WHAT IS EXPECTED => Restate each of the lines below word for word and drop every picture.

DATA =>
[START]
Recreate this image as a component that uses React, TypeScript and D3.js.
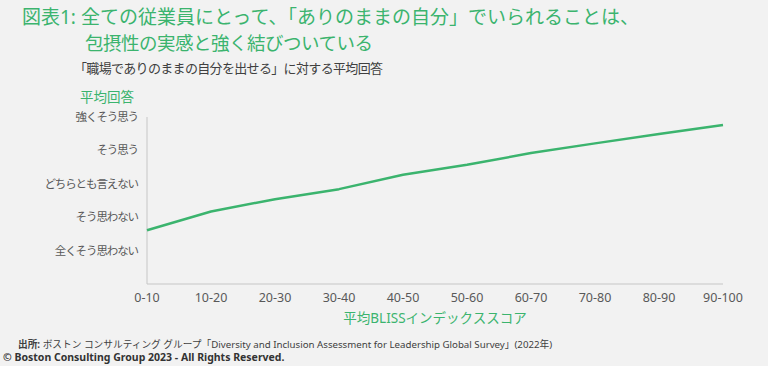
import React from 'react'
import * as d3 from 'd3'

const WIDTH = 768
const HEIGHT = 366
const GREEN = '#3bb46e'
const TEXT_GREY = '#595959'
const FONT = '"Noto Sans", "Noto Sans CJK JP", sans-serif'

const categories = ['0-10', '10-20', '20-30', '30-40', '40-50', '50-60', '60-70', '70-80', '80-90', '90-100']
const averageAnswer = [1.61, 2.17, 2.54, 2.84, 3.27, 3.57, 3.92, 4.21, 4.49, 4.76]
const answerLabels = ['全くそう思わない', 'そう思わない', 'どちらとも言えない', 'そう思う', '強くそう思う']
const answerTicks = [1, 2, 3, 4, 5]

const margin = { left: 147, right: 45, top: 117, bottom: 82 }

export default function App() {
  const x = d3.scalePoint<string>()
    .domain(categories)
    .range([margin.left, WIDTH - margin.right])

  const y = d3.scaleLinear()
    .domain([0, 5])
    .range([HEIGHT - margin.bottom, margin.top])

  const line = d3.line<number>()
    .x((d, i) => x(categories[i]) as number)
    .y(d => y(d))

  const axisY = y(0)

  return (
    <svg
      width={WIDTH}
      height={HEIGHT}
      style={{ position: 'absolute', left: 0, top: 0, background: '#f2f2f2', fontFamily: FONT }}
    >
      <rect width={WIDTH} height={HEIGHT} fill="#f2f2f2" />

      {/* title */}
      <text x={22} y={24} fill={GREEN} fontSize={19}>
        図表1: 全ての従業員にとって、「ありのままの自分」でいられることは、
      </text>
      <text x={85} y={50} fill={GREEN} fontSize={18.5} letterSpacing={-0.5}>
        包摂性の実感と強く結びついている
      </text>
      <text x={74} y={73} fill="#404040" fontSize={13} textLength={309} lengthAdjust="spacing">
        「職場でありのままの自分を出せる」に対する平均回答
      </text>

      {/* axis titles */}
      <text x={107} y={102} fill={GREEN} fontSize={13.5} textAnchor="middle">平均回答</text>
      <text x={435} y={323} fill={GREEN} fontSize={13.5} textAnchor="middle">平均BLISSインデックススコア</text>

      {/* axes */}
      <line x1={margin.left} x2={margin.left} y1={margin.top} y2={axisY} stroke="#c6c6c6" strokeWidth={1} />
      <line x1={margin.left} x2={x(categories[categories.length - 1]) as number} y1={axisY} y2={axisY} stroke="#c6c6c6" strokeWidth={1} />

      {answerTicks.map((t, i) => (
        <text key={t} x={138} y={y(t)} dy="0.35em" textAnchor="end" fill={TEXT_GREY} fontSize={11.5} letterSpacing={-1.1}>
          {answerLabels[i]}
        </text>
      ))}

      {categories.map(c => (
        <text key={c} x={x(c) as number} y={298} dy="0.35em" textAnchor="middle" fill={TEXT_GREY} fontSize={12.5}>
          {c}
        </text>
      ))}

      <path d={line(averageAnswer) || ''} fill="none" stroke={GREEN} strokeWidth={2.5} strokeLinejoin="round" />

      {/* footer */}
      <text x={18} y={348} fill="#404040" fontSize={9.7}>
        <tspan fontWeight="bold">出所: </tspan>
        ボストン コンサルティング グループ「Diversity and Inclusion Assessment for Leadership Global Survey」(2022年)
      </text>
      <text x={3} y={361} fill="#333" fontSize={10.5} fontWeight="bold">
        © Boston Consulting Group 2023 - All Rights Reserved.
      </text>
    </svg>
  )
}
[END]
THE SOLUTION =>
Recreate this image as a component that uses React, TypeScript and D3.js.
import React from 'react'
import * as d3 from 'd3'

const WIDTH = 768
const HEIGHT = 366
const GREEN = '#3bb46e'
const TEXT_GREY = '#595959'
const FONT = '"Noto Sans", "Noto Sans CJK JP", sans-serif'

const categories = ['0-10', '10-20', '20-30', '30-40', '40-50', '50-60', '60-70', '70-80', '80-90', '90-100']
const averageAnswer = [1.61, 2.17, 2.54, 2.84, 3.27, 3.57, 3.92, 4.21, 4.49, 4.76]
const answerLabels = ['全くそう思わない', 'そう思わない', 'どちらとも言えない', 'そう思う', '強くそう思う']
const answerTicks = [1, 2, 3, 4, 5]

const margin = { left: 147, right: 45, top: 117, bottom: 82 }

export default function App() {
  const x = d3.scalePoint<string>()
    .domain(categories)
    .range([margin.left, WIDTH - margin.right])

  const y = d3.scaleLinear()
    .domain([0, 5])
    .range([HEIGHT - margin.bottom, margin.top])

  const line = d3.line<number>()
    .x((d, i) => x(categories[i]) as number)
    .y(d => y(d))

  const axisY = y(0)

  return (
    <svg
      width={WIDTH}
      height={HEIGHT}
      style={{ position: 'absolute', left: 0, top: 0, background: '#f2f2f2', fontFamily: FONT }}
    >
      <rect width={WIDTH} height={HEIGHT} fill="#f2f2f2" />

      {/* title */}
      <text x={22} y={24} fill={GREEN} fontSize={19}>
        図表1: 全ての従業員にとって、「ありのままの自分」でいられることは、
      </text>
      <text x={85} y={50} fill={GREEN} fontSize={18.5} letterSpacing={-0.5}>
        包摂性の実感と強く結びついている
      </text>
      <text x={74} y={73} fill="#404040" fontSize={13} textLength={309} lengthAdjust="spacing">
        「職場でありのままの自分を出せる」に対する平均回答
      </text>

      {/* axis titles */}
      <text x={107} y={102} fill={GREEN} fontSize={13.5} textAnchor="middle">平均回答</text>
      <text x={435} y={323} fill={GREEN} fontSize={13.5} textAnchor="middle">平均BLISSインデックススコア</text>

      {/* axes */}
      <line x1={margin.left} x2={margin.left} y1={margin.top} y2={axisY} stroke="#c6c6c6" strokeWidth={1} />
      <line x1={margin.left} x2={x(categories[categories.length - 1]) as number} y1={axisY} y2={axisY} stroke="#c6c6c6" strokeWidth={1} />

      {answerTicks.map((t, i) => (
        <text key={t} x={138} y={y(t)} dy="0.35em" textAnchor="end" fill={TEXT_GREY} fontSize={11.5} letterSpacing={-1.1}>
          {answerLabels[i]}
        </text>
      ))}

      {categories.map(c => (
        <text key={c} x={x(c) as number} y={298} dy="0.35em" textAnchor="middle" fill={TEXT_GREY} fontSize={12.5}>
          {c}
        </text>
      ))}

      <path d={line(averageAnswer) || ''} fill="none" stroke={GREEN} strokeWidth={2.5} strokeLinejoin="round" />

      {/* footer */}
      <text x={18} y={348} fill="#404040" fontSize={9.7}>
        <tspan fontWeight="bold">出所: </tspan>
        ボストン コンサルティング グループ「Diversity and Inclusion Assessment for Leadership Global Survey」(2022年)
      </text>
      <text x={3} y={361} fill="#333" fontSize={10.5} fontWeight="bold">
        © Boston Consulting Group 2023 - All Rights Reserved.
      </text>
    </svg>
  )
}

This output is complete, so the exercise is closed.